U Visa and T Visa

“U” Nonimmigrant Visa:

The “U” nonimmigrant status visa was enacted with Congress’s passage of the Victims of Trafficking and Violence Protection Act in October 2000. The U Visa provides qualified crime victims who have, are, or are likely to be helpful in the investigation or prosecution of a crime with lawful immigration status and work authorization. To qualify for the U visa, you must be a victim and have suffered mental, emotional, or physical trauma as a result of domestic violence, sexual assault, murder, trafficking of aliens, robbery, extortion, false imprisonment and other qualifying crimes. Lastly, the crime must have violated the laws of the United States or have taken place in the United States. For a more extensive list of qualifying crimes see the chart below.

Those who have been granted U nonimmigrant status and meet certain requirements may apply for permanent resident status. To apply, you must have been physically present in the U.S. for a continuous 3 years since the date of admission on the U visa. Then, USCIS must determine if the applicant’s continuous presence in the U.S. is in the best interests of the public, or if it is justifiable on humanitarian grounds for the good of the applicant’s family. An alien victim may also include qualifying family members as derivatives in their application.

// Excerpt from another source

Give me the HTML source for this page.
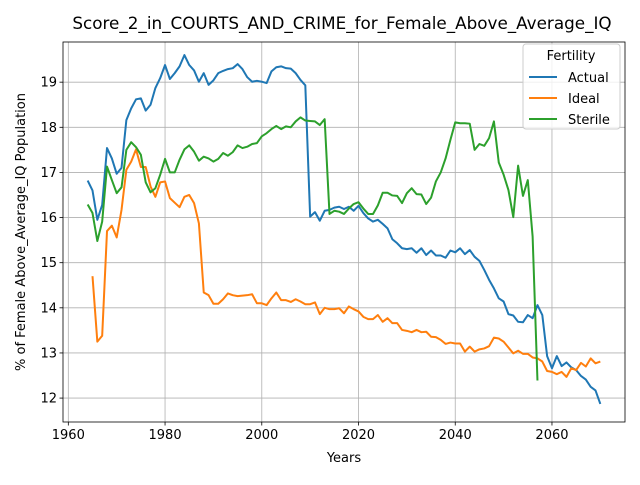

Qualifying family members include:

If the petitioner (alien victim) is under the age of 21, they may petition on behalf of their:

  • Spouse
  • Children
  • Unmarried siblings under the age of 18
  • Parents

If the petitioner is over the age of 21, they may petition on behalf of their:

  • Spouse
  • Children

U Visa Qualifying Crimes:

·      Abduction

·      Abusive Sexual Contact

·      Blackmail

·      Domestic Violence

·      Extortion

·      False Imprisonment

·      Female Genital Mutilation

·      Felonious Assault

·      Fraud in Foreign Labor Contract

·      Hostage

·      Incest

·      Involuntary Servitude

·      Kidnapping

·      Manslaughter

·      Murder

·      Obstruction of Justice

·      Peonage

·      Perjury

·      Prostitution

·      Sexual Assault

·      Sexual Exploitation

·      Slave Trade

·      Stalking

·      Torture

·      Trafficking

·      Witness Tampering

·      Unlawful Criminal Restraint

·      Other Related Crimes*^


*Included any similar activity where the elements of the crime are substantially similar

^Also Includes attempt, conspiracy, or solicitation to commit any of the above and other related crimes.

T Visa:

The T visa was implemented when Congress passed the Victims of Trafficking and Violence Protection Act of 2000 in order to provide victims who have suffered severe brutality the ability to stay in the U.S. and receive federal support and protection from crimes, such as crimes against women. The law also allows for law enforcement agencies more comprehensive abilities to persecute and convict traffickers.